The picture above was taken from the 3rd floor looking down at our cafeteria. There are ramps for those who cannot use stairs and ambulatory space but this doesn’t mean it is a perfect setting for those with disabilities. Individuals with neurological conditions often have difficulty under fluorescent lights. The turnstile cannot be used by persons in wheelchairs and is unwieldy for those with canes. Many students with sensory disorders will simply choose not to utilize the cafeteria, due to the noise and chaos, especially at peak hours. Although there is plenty of space, the tables are extremely close together and are not arranged in a way that benefits all students. Someone with mobility issues may not be able to access the tables in the center when the seats on the end are filled.
The image to the left shows the area near the Disability Office, a vital resource for students with disabilities. I highly recommend that those who need accommodation schedule an appointment or drop in. However, as someone who sometimes needs wheels, this area is especially difficult. There is no route up these stairs other than taking an elevator to the 3rd floor, walking or wheeling to another elevator, then dropping back to the first floor. This can be an exhausting extra step, especially for a student running low on spoons. The tables and chairs are high, a design that limits disabled students.
The final image is of the Disability Office itself. An ASL interpreter is on hand for those that need it, there is lots of ambulatory space, and the staff is extremely understanding. However, overhead lights are still harsh for those with neurological disabilities. After taking a few quizzes in the “dark room” I opted to replace the harsh fluorescent lighting with a luminescent bulb I brought to the office. Upon communicating that to the staff there was a sudden realization that this is a real need for people with disabilities of this nature.

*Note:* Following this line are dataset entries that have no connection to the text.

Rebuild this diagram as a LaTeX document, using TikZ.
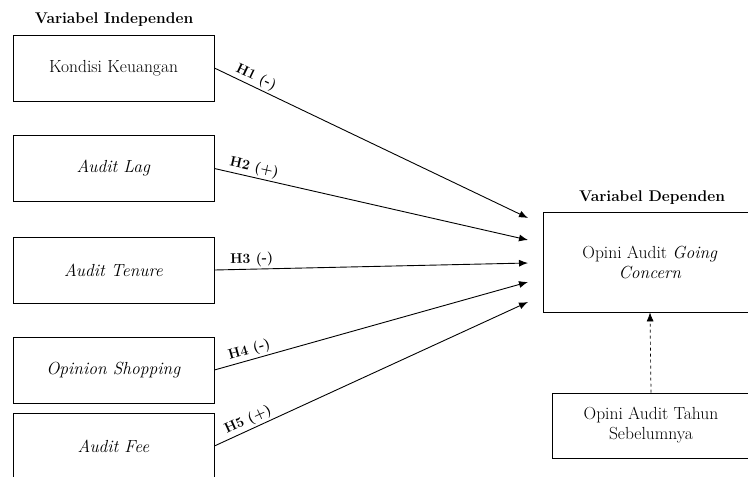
\documentclass[tikz,border=0pt]{standalone}
\usetikzlibrary{arrows.meta,positioning}

\begin{document}
\begin{tikzpicture}[x=1pt,y=-1pt,
    varbox/.style={draw,line width=0.8pt,minimum width=201pt,minimum height=66pt,inner sep=0pt,
      align=center,font=\fontsize{17.5}{20}\selectfont},
    heading/.style={font=\bfseries\fontsize{15.5}{18}\selectfont},
    hlabel/.style={font=\bfseries\fontsize{14}{16}\selectfont,sloped,above,pos=0.12,inner sep=2pt},
    effect/.style={-{Latex[length=9pt,width=7pt]},line width=0.9pt}]
        \clip (0,0) rectangle (748,477);
        \node[heading] (indep) at (114,20) {Variabel Independen};
        \node[varbox] (kondisi) at (113.5,68) {Kondisi Keuangan};
        \node[varbox] (lag) at (113.5,168.5) {\textit{Audit Lag}};
        \node[varbox] (tenure) at (113.5,270) {\textit{Audit Tenure}};
        \node[varbox] (shopping) at (113.5,370) {\textit{Opinion Shopping}};
        \node[varbox] (fee) at (113.5,446) {\textit{Audit Fee}};

        \node[heading] (dep) at (652,197.5) {Variabel Dependen};
        \node[varbox,minimum width=214pt,minimum height=100pt] (gc) at (650,262)
          {Opini Audit \textit{Going}\\\textit{Concern}};
        \node[varbox,minimum width=198pt,minimum height=65pt] (prev) at (651,425.5)
          {Opini Audit Tahun\\Sebelumnya};

        % arrow ends in front of the dependent box
        \coordinate (t1) at (528,218);
        \coordinate (t2) at (528,240);
        \coordinate (t3) at (528,263);
        \coordinate (t4) at (528,282);
        \coordinate (t5) at (528,302);

        \foreach \src/\dst/\lab in {kondisi/t1/H1 (-),lag/t2/H2 (+),tenure/t3/H3 (-),shopping/t4/H4 (-),fee/t5/H5 (+)}{
          \draw[effect] (\src.east) -- (\dst) node[hlabel] {\lab};
        }
        \draw[effect,dashed,line width=0.7pt] (prev.north) -- (gc.south);
      \end{tikzpicture}
\end{document}
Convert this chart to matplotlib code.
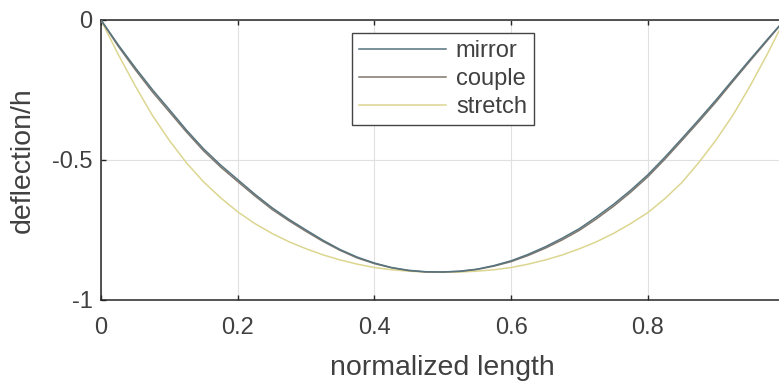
import numpy as np
import matplotlib
matplotlib.use('Agg')
import matplotlib.pyplot as plt

plt.rcParams['font.family'] = ['Liberation Sans', 'DejaVu Sans']

# normalized position along the beam (0.025 steps)
x = [0.0, 0.025, 0.05, 0.075, 0.1, 0.125, 0.15, 0.175, 0.2, 0.225, 0.25, 0.275,
     0.3, 0.325, 0.35, 0.375, 0.4, 0.425, 0.45, 0.475, 0.5, 0.525, 0.55, 0.575,
     0.6, 0.625, 0.65, 0.675, 0.7, 0.725, 0.75, 0.775, 0.8, 0.825, 0.85, 0.875,
     0.9, 0.925, 0.95, 0.975, 1.0]

mirror = [0.0, -0.088, -0.17, -0.248, -0.32, -0.393, -0.46, -0.518, -0.57, -0.622, -0.67, -0.712,
          -0.75, -0.787, -0.82, -0.847, -0.868, -0.884, -0.894, -0.899, -0.9, -0.897, -0.89, -0.877,
          -0.86, -0.837, -0.81, -0.779, -0.745, -0.703, -0.658, -0.608, -0.553, -0.49, -0.423, -0.355,
          -0.285, -0.212, -0.14, -0.069, 0.0]
couple = [0.0, -0.093, -0.177, -0.256, -0.328, -0.4, -0.467, -0.525, -0.577, -0.628, -0.676, -0.717,
          -0.755, -0.791, -0.823, -0.85, -0.87, -0.885, -0.895, -0.9, -0.9, -0.898, -0.891, -0.879,
          -0.863, -0.841, -0.815, -0.785, -0.751, -0.71, -0.665, -0.615, -0.56, -0.497, -0.43, -0.362,
          -0.292, -0.218, -0.145, -0.073, 0.0]
stretch = [0.0, -0.122, -0.235, -0.34, -0.43, -0.51, -0.578, -0.635, -0.685, -0.727, -0.762, -0.792,
           -0.817, -0.839, -0.857, -0.872, -0.884, -0.892, -0.897, -0.9, -0.901, -0.9, -0.897, -0.892,
           -0.884, -0.872, -0.857, -0.839, -0.817, -0.792, -0.762, -0.727, -0.688, -0.638, -0.58, -0.508,
           -0.428, -0.338, -0.234, -0.121, 0.0]

xticks = [0, 0.2, 0.4, 0.6, 0.8, 1]
xticklabels = ['0', '0.2', '0.4', '0.6', '0.8', '1']
yticks = [-1, -0.5, 0]
yticklabels = ['-1', '-0.5', '0']

fig = plt.figure(figsize=(7.79, 3.85), dpi=100)
ax = fig.add_axes([101 / 779, 85 / 385, 683.5 / 779, 280 / 385])

ax.plot(x, stretch, color='#dcd690', linewidth=1.1, label='stretch', zorder=3)
ax.plot(x, couple, color='#80776d', linewidth=1.1, label='couple', zorder=4)
ax.plot(x, mirror, color='#56737e', linewidth=1.1, label='mirror', zorder=5)

ax.set_xlim(0, 1)
ax.set_ylim(-1, 0)
ax.set_xticks(xticks)
ax.set_xticklabels(xticklabels)
ax.set_yticks(yticks)
ax.set_yticklabels(yticklabels)
ax.grid(True, color='#e0e0e0', linewidth=0.8)
ax.set_axisbelow(True)

for s in ax.spines.values():
    s.set_color('#262626')
    s.set_linewidth(1.1)
ax.tick_params(direction='in', length=3.5, width=1.0, color='#262626',
               labelsize=17, labelcolor='#404040', top=True, right=True)
ax.tick_params(axis='x', pad=12)
ax.tick_params(axis='y', pad=6)

ax.set_xlabel('normalized length', fontsize=20.5, color='#404040', labelpad=12)
ax.set_ylabel('deflection/h', fontsize=20.5, color='#404040', labelpad=12)

handles, labels = ax.get_legend_handles_labels()
order = [2, 1, 0]
leg = ax.legend([handles[i] for i in order], [labels[i] for i in order],
                loc='upper left', bbox_to_anchor=(352 / 779, 1 - 33 / 385),
                bbox_transform=fig.transFigure, borderaxespad=0,
                fontsize=17, handlelength=3.7, handletextpad=0.4,
                labelspacing=0.25, borderpad=0.3, fancybox=False,
                framealpha=1, edgecolor='#444444')
leg.get_frame().set_linewidth(1.0)
for t in leg.get_texts():
    t.set_color('#404040')

fig.savefig('out.png', dpi=100)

In the end, my experience with the lights in the Disability Office reminded me that the staff is on my side and simply didn’t know the range of accommodations that those with invisible disabilities may need. Knowing there is a place to go if something isn’t working for me is valuable. Knowing that the range of disability is broad can help us feel less alone. And most importantly, we are all in this together. Whether we are disabled or able-bodied, we need each other. When I react to a light being turned on, or can’t make it up a flight of stairs today, knowing my classmates have my back is valuable. Having a faculty and student body that support our needs is necessary, important, and empowering.